On the face of it, Foxconn seems well placed to start making cars. But there are important challenges to overcome.

Foxconn’s expertise lies in harnessing human labor, sometimes at great cost, to assemble intricate devices. This is fundamentally different from the heavily automated work of automotive manufacturing, and Foxconn has struggled to introduce more robots to its production lines in the past. Electric vehicles are easier to manufacture than conventional ones, with fewer parts needed for assembly, but producing a sufficient number of cars to a sufficient standard is notoriously difficult, with margins for most carmakers razor thin.

Mike Juran, CEO of Altia, a company that makes software for developing graphical user interfaces for cars and other products, also warns that cars are fundamentally different from smaller devices that don’t need to transport human beings at high speed. Juran points to the complexity of touchscreen interfaces in some new vehicles. “These are not smartphones on wheels,” he says. “These are cars with technology that should be appropriate for the task at hand, which is, in fact, life and death.”

Foxconn’s stock price hardly seems buoyed by its auto plans, having dropped by almost 20 percent over the past year, in line with the rest of the Taiwan stock market. The company may see carmaking as a way to broaden the range of things it manufacturers and fatten its margins, but the effort will require significant investment in new manufacturing capacity, and it could take years to get right. Foxconn’s chairman, Young Li, has said that the company plans to build a battery supply chain in Kaohsiung, China. And while China’s car industry is the largest in the world, sales of new vehicles dropped 11 percent year on year in April 2022, according to the China Passenger Car Association, and few Chinese companies have found success abroad.

Carmaking is a big leap for Foxconn and other tech companies because it is so specialized and difficult, says Bruce Belzowski, managing director at Automotive Futures Group, a consulting firm, who has studied China’s automotive industry. “In some ways it makes sense, in others it doesn’t,” he adds. Belzowski suggests that tech companies looking to get into car making in China may hope for technical breakthroughs that vault Chinese companies ahead of overseas rivals, such as a big increase in battery capacity. But such breakthroughs are not guaranteed.

There may not be as many companies looking to outsource their car manufacturing in the way that smartphone companies do, either. Shortages of chips and raw materials have sent auto manufacturers scrambling to own more of the supply chain, not less, says Sebastian. He also warns that concerns over data privacy and market access could complicate efforts by Chinese companies to export vehicles and to build and sell vehicles in the EU and US. “They obviously bring other things to the table, but ultimately I do believe that they have to fight an uphill battle,” he says.

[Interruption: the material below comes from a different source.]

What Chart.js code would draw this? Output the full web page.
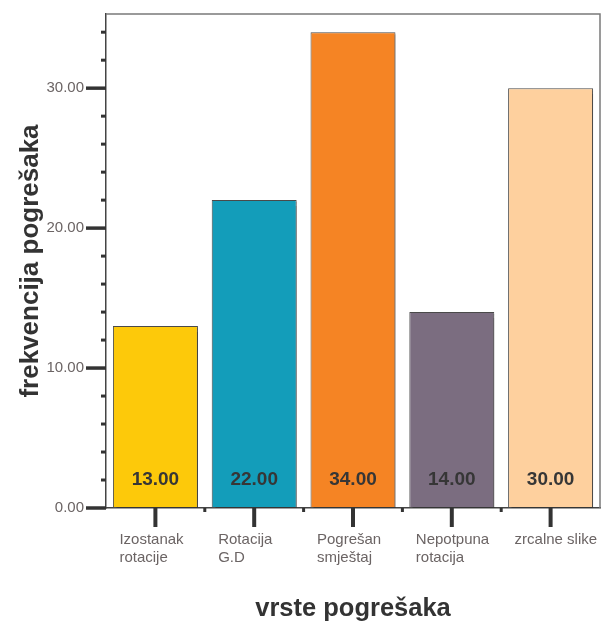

If, however, Foxconn can make the leap, and as China becomes a growing auto industry force, then incumbents elsewhere had better look out. Sachon foresees a future when Foxconn churns out millions of standardized cars at low cost that are then differentiated via software—much like the rectangles of plastic and glass that have proliferated at the lower end of the smartphone boom. And if Apple does end up offering an automobile, Foxconn could be ideally positioned to manufacture it. “If Foxconn can pull this off, established OEMs will have an extremely hard time competing price-wise,” he says.